Adventurous Jack, well-played by Nicholas Hoult (About a Boy), dreams of escaping the confines of his dull life as a farm boy.

After he accidentally becomes the holder of a pouch of, you guessed it, magic beans, he gets caught up in a whirlwind search for a lost princess.

Not dark, not gothic

Retelling an old fairy story has become something of a common occurrence in Hollywood. There was Red Riding Hood, Snow White and the Huntsman, and most recently Hansel and Gretel: Witch Hunters.

What sets Jack the Giant Slayer apart from these is that it does not try to be dark or gothic.

Instead, it takes more of a Lord of the Rings approach, with large expanses of open land and legions of soldiers on horseback.

Spot on

Strong performances from some of Britain’s finest acting talent do help achieve this ambition.
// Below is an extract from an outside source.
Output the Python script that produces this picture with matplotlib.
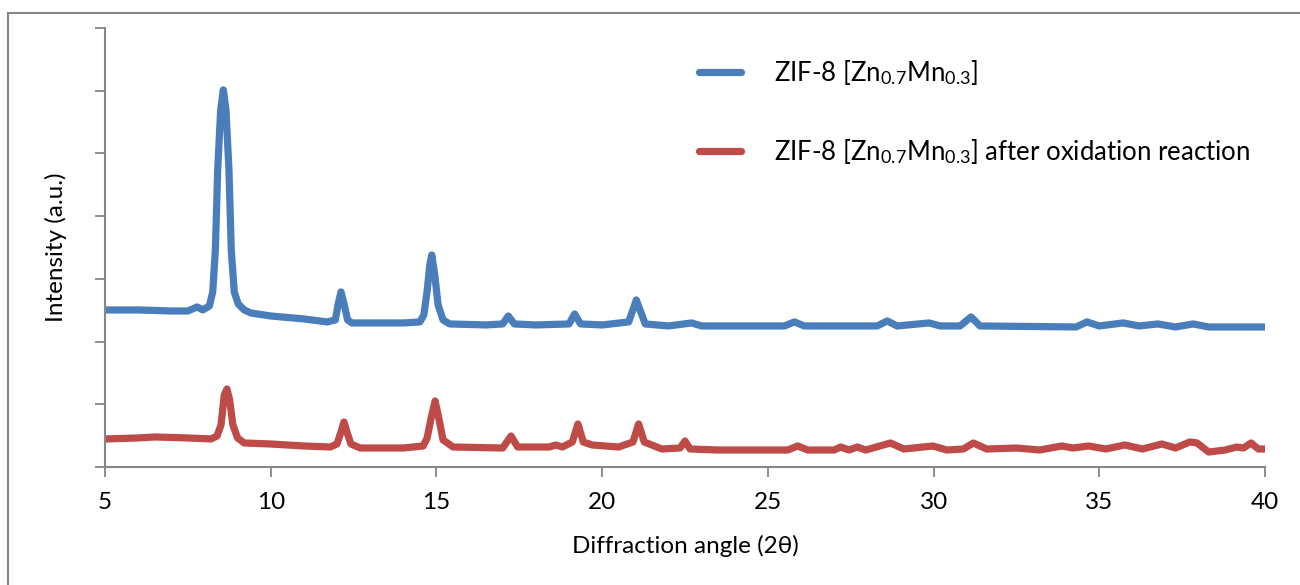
import matplotlib
matplotlib.use("Agg")
import matplotlib.pyplot as plt
from matplotlib.patches import Rectangle

# ---------------- data ----------------
blue_2theta = [5.0, 6.0, 7.0, 7.5, 7.78, 7.95, 8.15, 8.25, 8.33, 8.40, 8.49, 8.57,
               8.65, 8.74, 8.81, 8.9, 9.02, 9.2, 9.4, 10.0, 11.0, 11.7, 11.95, 12.03, 12.12,
               12.22, 12.32, 12.45, 13.0, 14.0, 14.5, 14.62, 14.72, 14.8, 14.86, 14.95,
               15.05, 15.2, 15.4, 16.5, 17.0, 17.17, 17.35, 18.0, 19.0, 19.17, 19.35,
               20.0, 20.8, 20.95, 21.03, 21.12, 21.3, 22.0, 22.7, 23.0, 25.5, 25.8, 26.1,
               28.3, 28.6, 28.9, 29.87, 30.2, 30.8, 31.13, 31.4, 34.3, 34.63, 35.0,
               35.72, 36.2, 36.77, 37.3, 37.83, 38.3, 40.0]
blue_intensity = [250.4, 250.4, 248.8, 248.8, 255.2, 250.4, 256.8, 279.1, 346.0, 473.7,
                  569.4, 601.3, 569.4, 473.7, 346.0, 279.1, 260.0, 250.4, 245.6, 240.8,
                  236.1, 231.3, 234.5, 258.4, 279.1, 258.4, 234.5, 229.7, 229.7, 229.7,
                  231.3, 242.4, 280.7, 322.2, 338.1, 306.2, 258.4, 234.5, 228.1, 226.5,
                  228.1, 240.8, 228.1, 226.5, 228.1, 244.0, 228.1, 226.5, 231.3, 253.6,
                  266.4, 253.6, 228.1, 224.9, 229.7, 224.9, 224.9, 231.3, 224.9, 224.9,
                  232.9, 224.9, 229.7, 224.9, 224.9, 239.3, 224.9, 223.3, 231.3, 224.9,
                  229.7, 224.9, 228.1, 223.3, 228.1, 223.3, 223.3]

red_2theta = [5.0, 6.0, 6.5, 7.5, 8.2, 8.38, 8.5, 8.6, 8.68, 8.76, 8.86, 9.0, 9.2,
              10.0, 11.0, 11.8, 12.0, 12.12, 12.21, 12.3, 12.42, 12.7, 14.0, 14.6, 14.72,
              14.84, 14.96, 15.07, 15.2, 15.5, 17.0, 17.25, 17.45, 18.4, 18.6, 18.8,
              19.1, 19.27, 19.43, 19.7, 20.5, 20.93, 21.1, 21.27, 21.8, 22.35, 22.5,
              22.65, 23.5, 25.6, 25.9, 26.2, 27.0, 27.2, 27.45, 27.7, 27.95, 28.7, 29.1,
              29.98, 30.4, 30.9, 31.2, 31.6, 32.5, 33.2, 33.87, 34.2, 34.68, 35.2, 35.77,
              36.3, 36.89, 37.3, 37.73, 37.95, 38.3, 38.8, 39.15, 39.35, 39.58, 39.8,
              40.0]
red_intensity = [44.7, 46.3, 47.9, 46.3, 44.7, 49.4, 67.0, 114.8, 124.4, 106.9, 67.0,
                 46.3, 38.3, 36.7, 33.5, 31.9, 36.7, 55.8, 71.8, 55.8, 36.7, 30.3, 30.3,
                 33.5, 46.3, 78.2, 105.3, 78.2, 43.1, 31.9, 30.3, 49.4, 31.9, 31.9, 35.1,
                 31.9, 39.9, 68.6, 39.9, 35.1, 31.9, 39.9, 68.6, 39.9, 28.7, 30.3, 41.5,
                 28.7, 27.1, 27.1, 33.5, 27.1, 27.1, 31.9, 27.1, 31.9, 27.1, 38.3, 28.7,
                 33.5, 27.1, 28.7, 38.3, 28.7, 30.3, 27.1, 33.5, 30.3, 33.5, 28.7, 35.1,
                 28.7, 36.7, 30.3, 39.9, 38.3, 23.9, 27.1, 31.9, 30.3, 38.3, 28.7, 28.7]

series_labels = [r"ZIF-8 [Zn$_{\mathregular{0.7}}$Mn$_{\mathregular{0.3}}$]",
                 r"ZIF-8 [Zn$_{\mathregular{0.7}}$Mn$_{\mathregular{0.3}}$] after oxidation reaction"]
x_ticks = [5, 10, 15, 20, 25, 30, 35, 40]
y_ticks = [0, 100, 200, 300, 400, 500, 600, 700]
x_label = "Diffraction angle (2θ)"
y_label = "Intensity (a.u.)"

# ---------------- style ----------------
plt.rcParams['font.family'] = ['Lato', 'DejaVu Sans']
plt.rcParams['mathtext.fontset'] = 'custom'
plt.rcParams['mathtext.rm'] = 'Lato'
plt.rcParams['mathtext.it'] = 'Lato:italic'
plt.rcParams['mathtext.bf'] = 'Lato:bold'

W, H = 1300, 585
fig = plt.figure(figsize=(W / 100, H / 100), dpi=100)
ax = fig.add_axes([105 / W, 1 - 467 / H, (1265 - 105) / W, (467 - 28) / H])

blue = '#4A7EBB'
red = '#BE4B48'
grey = '#868686'
FS = 17.5

ax.plot(blue_2theta, blue_intensity, color=blue, lw=5.2, solid_joinstyle='round',
        solid_capstyle='round', label=series_labels[0])
ax.plot(red_2theta, red_intensity, color=red, lw=5.2, solid_joinstyle='round',
        solid_capstyle='round', label=series_labels[1])

ax.set_xlim(5, 40)
ax.set_ylim(0, 700)
ax.set_xticks(x_ticks)
ax.set_yticks(y_ticks)
ax.set_yticklabels([])
ax.tick_params(axis='both', direction='out', length=7, width=1.3, color=grey,
               labelsize=FS, labelcolor='black')
ax.tick_params(axis='x', pad=11)
for s in ['top', 'right']:
    ax.spines[s].set_visible(False)
for s in ['left', 'bottom']:
    ax.spines[s].set_color(grey)
    ax.spines[s].set_linewidth(1.5)

ax.set_xlabel(x_label, fontsize=FS, labelpad=15.5)
ax.set_ylabel(y_label, fontsize=FS, labelpad=17)

leg = ax.legend(loc='upper left', bbox_to_anchor=(699 / W, 1 - 58 / H),
                bbox_transform=fig.transFigure, frameon=False, fontsize=18.5,
                handlelength=1.65, handletextpad=1.25, labelspacing=1.93,
                borderpad=0, borderaxespad=0)

# outer chart-area border
fig.patches.append(Rectangle((8 / W, -0.1), 1.2, 1 - 12.5 / H + 0.1,
                             transform=fig.transFigure, fill=False,
                             edgecolor=grey, linewidth=1.5))

fig.savefig('out.png', dpi=100)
Ewan McGregor is fantastic, his pompous take on a King’s guardsman is a joy to watch. Ian McShane (Pirates of the Caribbean) and Bill Nighy (Love Actually) both impress the audience, though Nighy is barely recognisable under a large amount of CGI.

Young actress Eleanor Tomlinson gets the damsel-in-distress act spot on, though it would have been nice to see her break free of this during the latter stages of the film.

Hoult, on the other hand, best known for his role on Channel 4’s Skins, really takes centre stage. He plays Jack in a fairly modern way, slightly appearing out of place in this ancient kingdom. Nevertheless, he has swagger and charm.

On the whole Jack the Giant Slayer succeeds. The special effects create fantastic looking giants, full of detail, and the landscapes of greenery and falling water are vivid.

Watered down

The beanstalk though does look a little too computer-generated and lacks a bit of life.

One issue is that the film feels watered down. Like director Bryan Singer (X-Men) knew, he had to make this as family-friendly as possible to get the Easter holiday’s crowd.

Certain points cut before the real action happens and could have been improved by a little more freedom.

Some lovely camerawork, strong performances and a nice expansion of the classic story add up to a solid blockbuster release. It is just a shame it comes bundled with the needless and pesky addition of 3D.

Jack the Giant Slayeris released in cinemas  March 22.